Interestingly, Monday's New York Times piece -- presumably sourced by a White House aide rather than the Pentagon officials who seemed to inform the reporting of both the AP and The Hill -- avoided time lines and instead painted a resolute picture of the commander in chief.

"As a participant recounted one of the sessions, Mr. Obama told Defense Secretary Robert M. Gates and Adm. Mike Mullen, the chairman of the joint chiefs of staff, that the law was 'just wrong,'" read the article. "Mr. Obama told them, the participant said, that he had delayed acting on repeal because the military was stretched in two wars and he did not want another polarizing debate in 2009 to distract from his health care fight. But in 2010, he told them, this would be a priority."

What none of these reports mention is actual congressional repeal of the law. After a year of the administration telling reporters and the public that nothing could be done about the policy until Congress acted to overturn the law, officials at the White House and the Department of Defense both seem entirely focused on DOD implementation, with one camp selling it as a 2010 priority and the other camp selling it as a several-year process.

This squishy focus on changing the internal DOD regulations leaves any number of questions about how long it will really take to complete a change so that gay and lesbian soldiers can serve in full integrity. The administration may succeed in easing the discharges to a slow trickle, but if the law isn't repealed, it's difficult to see how lesbian and gay soldiers could serve openly.

Certainly I welcome an end to the witch hunts that some gay service members have suffered through the pernicious third-party outings by scorned lovers and homophobic colleagues.

But can "don't ask, don't tell" be dismantled entirely without congressional repeal? My guess is no. And if not, congressional action may have only one shot during Obama's presidency and that's this year. Democratic majorities -- if they even exist after the 2010 midterms -- will be so weakened that the path to repeal will lead straight over a cliff.

Trevor Yager, a gay entrepreneur from Indiana who was invited to sit with the first lady during the State of the Union address, later recounted a conversation he had with President Obama following the address.

"I thanked him for mentioning that in his speech, and he shook my hand a second time and said, 'We will get it done. We will get it done soon," Yager told The Indy Channel.

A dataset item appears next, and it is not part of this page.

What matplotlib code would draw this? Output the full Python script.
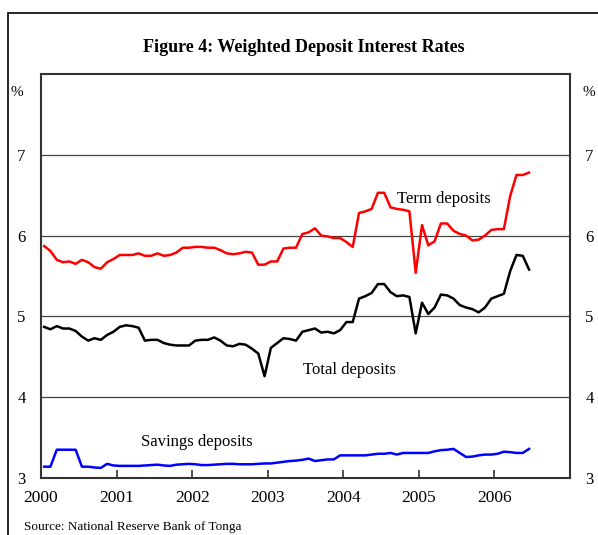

Soon. How soon? And in what fashion? Will it simply rejigger a failed policy begotten by the fates of political bargaining?

Would it release Lt. Col. Victor Fehrenbach, a veteran combat pilot who is in the process of being discharged, from the clutches of the policy? Would Lt. Dan Choi, an Arabic linguist who has already been discharged, be welcomed back into service? And would it free those currently serving overseas from closet of our nation's uniform?

After my anonymous source last week suggested that the administration might roll out a commission that would delay repeal by at least another year, the source added, "It will be fascinating to see what the LGBT community does if they do this."